La Cinématographie Française, 1937.
Valets de chambre stylés, cuisinières fines mouches, petites bonnes délurées... la domesticité est chez Guitry le lieu d'une ironie particulière, et aussi de troubles fantasmes...
Tout au long de son oeuvre et de sa vie, Sacha Guitry accorda aux femmes et aux domestiques une place égale. Celle des satellites gravitant autour du "Môa-soleil". Il les observa et les peignit avec la même attention, le même attachement, la même cruauté aussi. (...) Dans un ouvrage passionnant, (...) François Benjamin évoque avec justesse la figure de Guitry: "je me demande comment il a pu écrire ces pages admirables sur les offices, alors qu'il ne voyait son propre personnel qu'en service, c'est à dire en représentation. Pendant sa jeunesse, les domestiques de son père ne devaient pas se gêner devant lui. On n'avait pas encore peur de ce "fils de monstre" et le rejeton de Lucien Guitry a dû emmagasiner un grand nombre d'observations."
Guitry excelle à dépeindre les rapports complexes de déférence-insolence et raffine parfois le divertissement en ajoutant quiproquos et échanges d'identité. C'est donc Sacha Guitry en personne qui interprète le rôle-titre. A la création de la pièce, comme à la sortie du film, de nombreux admirateurs du maître désapprouvèrent ce choix. Comment "un grand Seigneur" tel que lui pouvait-il incarner vraisemblablement un domestique?
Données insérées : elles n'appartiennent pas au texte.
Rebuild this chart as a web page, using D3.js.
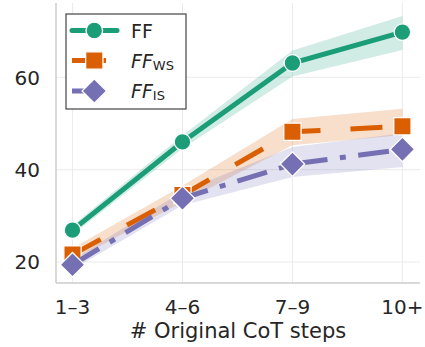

Sans doute, aussi, plus confusément, pressentaient-ils le caractère ambigu et périlleux de l'entreprise. Il s'agit, en effet, de la prestation la moins convaincante de Guitry. Histoire de se donner l'air du "peuple" il roule des mécaniques comme Gabin, soigne une raie gominée à la Fernandel et accumule les "s'pas!", les "bien voyons!" et les "ch'pense bien". Cette application caricaturale, presque énigmatique, qu'il met à squattériser une classe sociale si éloignée de lui émeut et finit par intriguer. (...)
Sous le couvert d'une badinerie sur l'exercice du pouvoir domestique, c'est bien en réalité la lame effilée des fantasmes sadomasochistes que Guitry arpente ici. Désiré se serait intitulé Maîtresse que les familiers des petites annonces n'eussent rien trouver à redire.
Jérôme Tonnerre, Cinématographie, 1983.